Written task: Transcribe the lines below verbatim, skipping the images.

##############################

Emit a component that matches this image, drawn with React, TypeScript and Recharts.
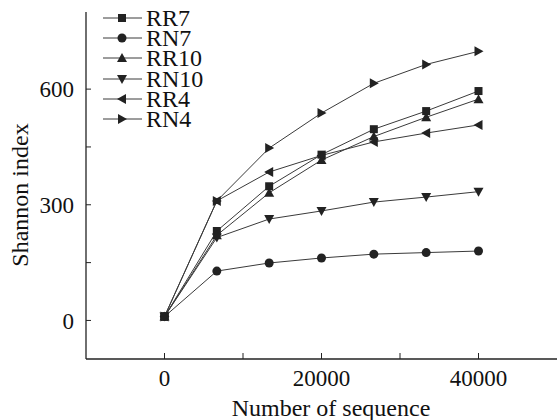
import { Legend, Line, LineChart, XAxis, YAxis } from 'recharts';

// sequencing depth at each rarefaction step
const depths = [0, 6667, 13333, 20000, 26667, 33333, 40000];

const rr7 = [10, 232, 348, 430, 496, 543, 595];
const rn7 = [10, 128, 149, 162, 172, 176, 180];
const rr10 = [10, 221, 331, 416, 477, 527, 574];
const rn10 = [10, 215, 263, 284, 307, 320, 334];
const rr4 = [10, 310, 385, 428, 463, 486, 507];
const rn4 = [10, 310, 447, 538, 615, 664, 698];

const xTicks = [0, 10000, 20000, 30000, 40000];
const xLabels = [0, 20000, 40000];
const yTicks = [0, 150, 300, 450, 600];
const yLabels = [0, 300, 600];

const seriesNames = ['RR7', 'RN7', 'RR10', 'RN10', 'RR4', 'RN4'];
const seriesValues = [rr7, rn7, rr10, rn10, rr4, rn4];
const seriesShapes = ['square', 'circle', 'up', 'down', 'left', 'right'];

const data = depths.map((d, i) => {
  const row: Record<string, number> = { depth: d };
  seriesNames.forEach((n, k) => {
    row[n] = seriesValues[k][i];
  });
  return row;
});

const FONT = "'Liberation Serif'";
const INK = '#222';
const LINE = '#3a3a3a';

function Marker({ cx, cy, shape }: { cx: number; cy: number; shape: string }) {
  if (cx == null || cy == null) return null;
  const s = 5;
  switch (shape) {
    case 'square':
      return <rect x={cx - 4} y={cy - 4} width={8} height={8} fill={INK} />;
    case 'circle':
      return <circle cx={cx} cy={cy} r={4.5} fill={INK} />;
    case 'up':
      return <polygon points={`${cx},${cy - s} ${cx - s},${cy + 4} ${cx + s},${cy + 4}`} fill={INK} />;
    case 'down':
      return <polygon points={`${cx},${cy + s} ${cx - s},${cy - 4} ${cx + s},${cy - 4}`} fill={INK} />;
    case 'left':
      return <polygon points={`${cx - s},${cy} ${cx + 4},${cy - s} ${cx + 4},${cy + s}`} fill={INK} />;
    default:
      return <polygon points={`${cx + s},${cy} ${cx - 4},${cy - s} ${cx - 4},${cy + s}`} fill={INK} />;
  }
}

const dotFor = (shape: string) => (props: any) =>
  <Marker key={`${shape}-${props.index}`} cx={props.cx} cy={props.cy} shape={shape} />;

function LegendBox() {
  return (
    <div style={{ fontFamily: FONT, fontSize: 24, color: '#111' }}>
      {seriesNames.map((n, k) => (
        <div key={n} style={{ display: 'flex', alignItems: 'center', height: 20.2 }}>
          <svg width={40} height={20} style={{ display: 'block' }}>
            <line x1={0} y1={10} x2={39} y2={10} stroke={LINE} strokeWidth={1} />
            <Marker cx={19} cy={10} shape={seriesShapes[k]} />
          </svg>
          <span style={{ marginLeft: 3, lineHeight: '20px' }}>{n}</span>
        </div>
      ))}
    </div>
  );
}

export default function App() {
  return (
    <div style={{ position: 'absolute', left: 0, top: 0, background: '#fff', fontFamily: FONT }}>
      <LineChart
        width={557}
        height={420}
        data={data}
        margin={{ top: 12, right: 0, bottom: 0, left: 0 }}
      >
        <XAxis
          dataKey="depth"
          type="number"
          domain={[-10000, 50000]}
          ticks={xTicks}
          height={61}
          tickSize={-6}
          tickMargin={17}
          tickFormatter={(v: number) => (xLabels.includes(v) ? String(v) : '')}
          tick={{ fill: '#111', fontSize: 23, fontFamily: FONT }}
          axisLine={{ stroke: INK, strokeWidth: 1.3 }}
          tickLine={{ stroke: INK }}
          label={{
            content: () => (
              <text x={331} y={416} textAnchor="middle" fontFamily={FONT} fontSize={24} fill="#111">
                Number of sequence
              </text>
            ),
          }}
        />
        <YAxis
          type="number"
          domain={[-100, 800]}
          ticks={yTicks}
          width={86}
          tickSize={-5}
          tickMargin={17}
          tickFormatter={(v: number) => (yLabels.includes(v) ? String(v) : '')}
          tick={{ fill: '#111', fontSize: 23, fontFamily: FONT }}
          axisLine={{ stroke: INK, strokeWidth: 1.3 }}
          tickLine={{ stroke: INK }}
          label={{
            content: () => (
              <text
                x={20}
                y={195}
                transform="rotate(-90 20 195)"
                textAnchor="middle"
                dominantBaseline="central"
                fontFamily={FONT}
                fontSize={24}
                fill="#111"
              >
                Shannon index
              </text>
            ),
          }}
        />
        <Legend
          layout="vertical"
          verticalAlign="middle"
          align="center"
          content={() => <LegendBox />}
          wrapperStyle={{ position: 'absolute', top: 8, left: 103, width: 'auto', height: 'auto' }}
        />
        {seriesNames.map((n, k) => (
          <Line
            key={n}
            type="linear"
            dataKey={n}
            name={n}
            stroke={LINE}
            strokeWidth={1}
            dot={dotFor(seriesShapes[k])}
            activeDot={false}
            legendType="none"
            isAnimationActive={false}
          />
        ))}
      </LineChart>
    </div>
  );
}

##############################

Full output:
Emit a component that matches this image, drawn with React, TypeScript and Recharts.
import { Legend, Line, LineChart, XAxis, YAxis } from 'recharts';

// sequencing depth at each rarefaction step
const depths = [0, 6667, 13333, 20000, 26667, 33333, 40000];

const rr7 = [10, 232, 348, 430, 496, 543, 595];
const rn7 = [10, 128, 149, 162, 172, 176, 180];
const rr10 = [10, 221, 331, 416, 477, 527, 574];
const rn10 = [10, 215, 263, 284, 307, 320, 334];
const rr4 = [10, 310, 385, 428, 463, 486, 507];
const rn4 = [10, 310, 447, 538, 615, 664, 698];

const xTicks = [0, 10000, 20000, 30000, 40000];
const xLabels = [0, 20000, 40000];
const yTicks = [0, 150, 300, 450, 600];
const yLabels = [0, 300, 600];

const seriesNames = ['RR7', 'RN7', 'RR10', 'RN10', 'RR4', 'RN4'];
const seriesValues = [rr7, rn7, rr10, rn10, rr4, rn4];
const seriesShapes = ['square', 'circle', 'up', 'down', 'left', 'right'];

const data = depths.map((d, i) => {
  const row: Record<string, number> = { depth: d };
  seriesNames.forEach((n, k) => {
    row[n] = seriesValues[k][i];
  });
  return row;
});

const FONT = "'Liberation Serif'";
const INK = '#222';
const LINE = '#3a3a3a';

function Marker({ cx, cy, shape }: { cx: number; cy: number; shape: string }) {
  if (cx == null || cy == null) return null;
  const s = 5;
  switch (shape) {
    case 'square':
      return <rect x={cx - 4} y={cy - 4} width={8} height={8} fill={INK} />;
    case 'circle':
      return <circle cx={cx} cy={cy} r={4.5} fill={INK} />;
    case 'up':
      return <polygon points={`${cx},${cy - s} ${cx - s},${cy + 4} ${cx + s},${cy + 4}`} fill={INK} />;
    case 'down':
      return <polygon points={`${cx},${cy + s} ${cx - s},${cy - 4} ${cx + s},${cy - 4}`} fill={INK} />;
    case 'left':
      return <polygon points={`${cx - s},${cy} ${cx + 4},${cy - s} ${cx + 4},${cy + s}`} fill={INK} />;
    default:
      return <polygon points={`${cx + s},${cy} ${cx - 4},${cy - s} ${cx - 4},${cy + s}`} fill={INK} />;
  }
}

const dotFor = (shape: string) => (props: any) =>
  <Marker key={`${shape}-${props.index}`} cx={props.cx} cy={props.cy} shape={shape} />;

function LegendBox() {
  return (
    <div style={{ fontFamily: FONT, fontSize: 24, color: '#111' }}>
      {seriesNames.map((n, k) => (
        <div key={n} style={{ display: 'flex', alignItems: 'center', height: 20.2 }}>
          <svg width={40} height={20} style={{ display: 'block' }}>
            <line x1={0} y1={10} x2={39} y2={10} stroke={LINE} strokeWidth={1} />
            <Marker cx={19} cy={10} shape={seriesShapes[k]} />
          </svg>
          <span style={{ marginLeft: 3, lineHeight: '20px' }}>{n}</span>
        </div>
      ))}
    </div>
  );
}

export default function App() {
  return (
    <div style={{ position: 'absolute', left: 0, top: 0, background: '#fff', fontFamily: FONT }}>
      <LineChart
        width={557}
        height={420}
        data={data}
        margin={{ top: 12, right: 0, bottom: 0, left: 0 }}
      >
        <XAxis
          dataKey="depth"
          type="number"
          domain={[-10000, 50000]}
          ticks={xTicks}
          height={61}
          tickSize={-6}
          tickMargin={17}
          tickFormatter={(v: number) => (xLabels.includes(v) ? String(v) : '')}
          tick={{ fill: '#111', fontSize: 23, fontFamily: FONT }}
          axisLine={{ stroke: INK, strokeWidth: 1.3 }}
          tickLine={{ stroke: INK }}
          label={{
            content: () => (
              <text x={331} y={416} textAnchor="middle" fontFamily={FONT} fontSize={24} fill="#111">
                Number of sequence
              </text>
            ),
          }}
        />
        <YAxis
          type="number"
          domain={[-100, 800]}
          ticks={yTicks}
          width={86}
          tickSize={-5}
          tickMargin={17}
          tickFormatter={(v: number) => (yLabels.includes(v) ? String(v) : '')}
          tick={{ fill: '#111', fontSize: 23, fontFamily: FONT }}
          axisLine={{ stroke: INK, strokeWidth: 1.3 }}
          tickLine={{ stroke: INK }}
          label={{
            content: () => (
              <text
                x={20}
                y={195}
                transform="rotate(-90 20 195)"
                textAnchor="middle"
                dominantBaseline="central"
                fontFamily={FONT}
                fontSize={24}
                fill="#111"
              >
                Shannon index
              </text>
            ),
          }}
        />
        <Legend
          layout="vertical"
          verticalAlign="middle"
          align="center"
          content={() => <LegendBox />}
          wrapperStyle={{ position: 'absolute', top: 8, left: 103, width: 'auto', height: 'auto' }}
        />
        {seriesNames.map((n, k) => (
          <Line
            key={n}
            type="linear"
            dataKey={n}
            name={n}
            stroke={LINE}
            strokeWidth={1}
            dot={dotFor(seriesShapes[k])}
            activeDot={false}
            legendType="none"
            isAnimationActive={false}
          />
        ))}
      </LineChart>
    </div>
  );
}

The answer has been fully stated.